後述していくが、乗り味に対してサイズがかなり小さい。つまり、この乗り味をこのサイズで実現するなんてすご!ということである。

車体サイズが小さいことは正義だと感じる。大きい車でも車体サイズが小さく感じる車も存在するしそのような車が大半になってきてはいるが、やはり駐車の際など、マスに収める時には物理的な大きさは感じてしまう。フィットであれば5ナンバーサイズなのでその心配はかなり少ないし、見切りも基本的によく、巷で言われている通りAピラーはかなり細く、見える範囲はかなり広い。左前はスランとしたボンネットとサブAピラーとの干渉で比較的見えにくい方ではあるが、基本的に見切りは化け物級にいい。

狭い道を苦労せず駆け抜けられるのは日本の道にとっては最強はないだろうか。ただ、軽はちょっとなあ…という人にとっては、このクラスのコンパクトカーはかなり重要なセグメントになるだろう。

ステアリングには若干の雑味が

ステアリングには若干の雑味がある。これは、ガソリン車であることの弊害とも言える。もちろん普通の車としてみれば充分な質感ではあるとかんじるが、VGRつきのハイブリッド車と比べると回した時の滑らかさはかなり劣る。ステアリングからの情報も、16インチであること、電気モーターで駆動するためエンジンの振動をより抑えられることが手伝っているのか、eHEVのVGRつきのモデルの方があからさまに鮮明である(VGR=可変ステアリングギアレシオはハイブリッドの16インチのみ採用、詳しくはメーカーHPにて。ちなみにメーカーHPには「操舵量に応じて最適な切れ角を提供する」と書いてあるが決してそんなことはなく、中の人的にはガソリン車の方が自然。詳しくは後述の通り。)。

ちなみにVGRの方は切った量に比例して切れ角が増して行くわけではなく、それ以上に反応してしまう感があり、普通の車の感覚でハンドルを切ると思った以上に内側に回り込んでしまうような感覚がある。慣れの問題ではあるが、最初は少しびっくりするという人もいそう。
ただ、総合的にみて15インチのグレードより16インチのグレードの方がステアリングの印象はいいので、買うなら16インチのグレードを選択することをお勧めしたい。

優秀なエンジン

ホンダと言えば、エンジン。
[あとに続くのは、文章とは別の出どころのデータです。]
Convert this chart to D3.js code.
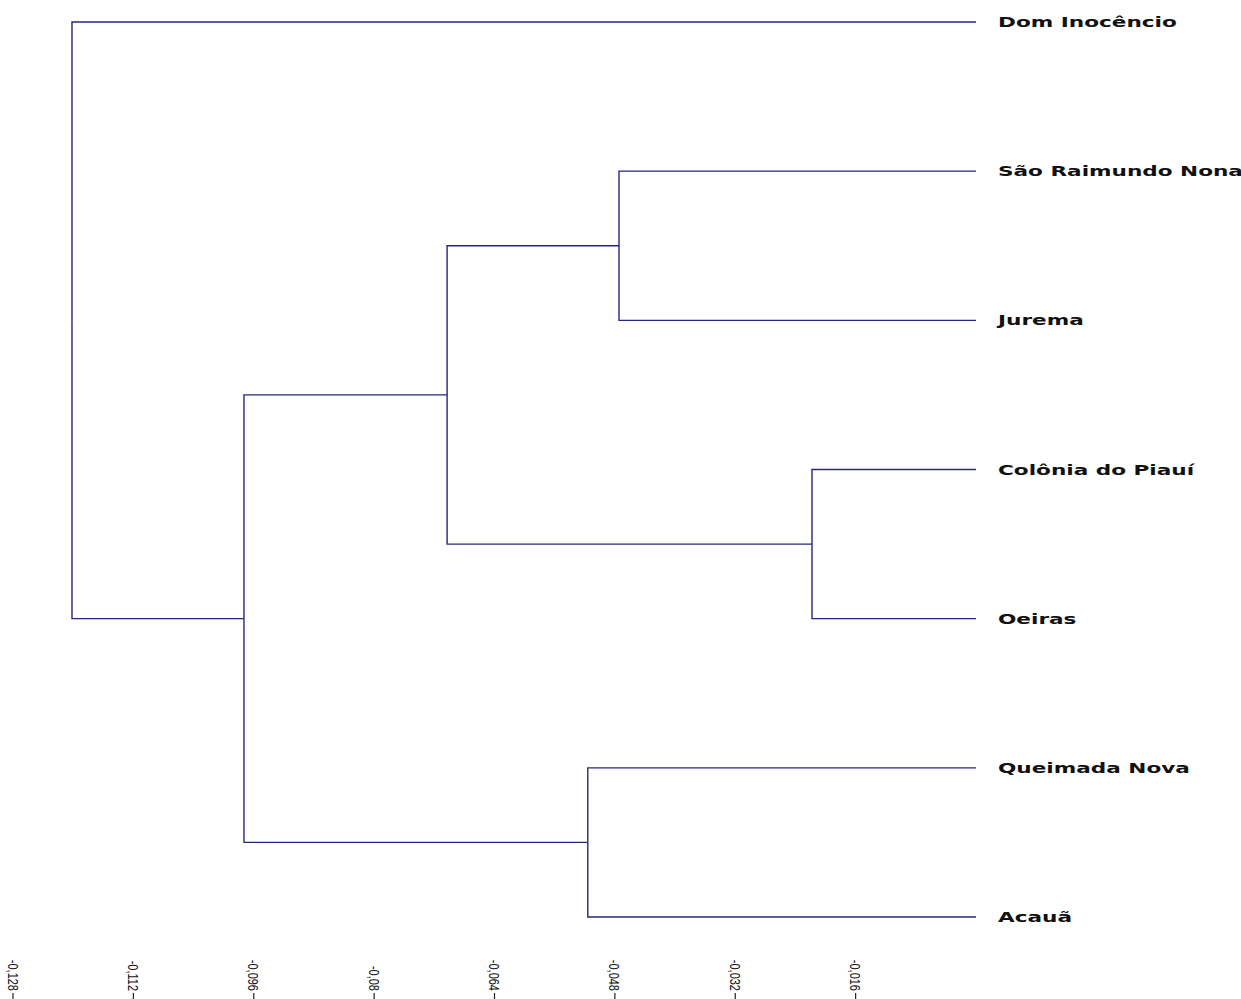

もちろんこのフィットのエンジンもそれに漏れることなく、排気量なりの優秀さを見せてくれる。
回転数変動はもさっとしており、出足も遅いが、これは素の排気量の問題だろう。素早く、いいペースで走れるとまではいかないが、普通の道で、普通に使う分にはこれで充分である。ヤリスの1.0Lの3気筒の方が警戒感は強いが、こちらはひたすらに上質なマイペースタイプといったところで、CVTもエンジンのまったり感に合わせたような滑らかなフィーリングになっている。
Nboxなどの他のホンダ車にもあるような特性だが、他社のCVTだとギクシャクするような微低速からの動きだしや再加速がスムーズに行えるのはストレスフリーでいい。

シエンタの1NZではトルクの谷があり、2000回転から3500回転までの日常回転域が絶望的にスッカスカだったが、そのようなクセもなく、運転していて非常に楽である。

ブレーキとアイドリングストップはさすが

実はこのフィットで一番ビックリしたのはアイドリングストップ。セルを使う通常タイプなので、振動こそあるが、動きだしがめちゃくちゃスムーズで、ブレーキを離してから動き出すまでのラグが全くない。デミオやMAZDA3に匹敵するくらいのスムーズさで、マツダ以外でこのアイドリングストップを味わえるのがとっても意外。あんまり言われてないが、セルを使っているアイドリングストップは実はホンダも優秀なのかもしれない。

ブレーキタッチに関しても自然で、こちらはマツダのようにとはいかないが、初期から効きすぎることもなければ、最後にブレーキを抜くときもショックなく止まることができる。普通の人が普通に使う分には充分と言える。

まとめ

ハイブリッドを以前レビューした際にも、その基礎能力の高さついては触れたが、ガソリン車でもその基本性能の高さは感じることができた。普通の足として使うには十分どころか、これだけあればファーストカーにもってこいの一台だろう。荷物も後席のチップアップのおかげで高さのあるものも積めるし、大人が後席まで使っても余裕を持って移動できる。
走りの質感もコンパクトカーでは唯一のものがあったが、これだけの実用性まで持ち合わせているとなると、万人におすすめできるコンパクトカーはこのフィットさんになるだろう。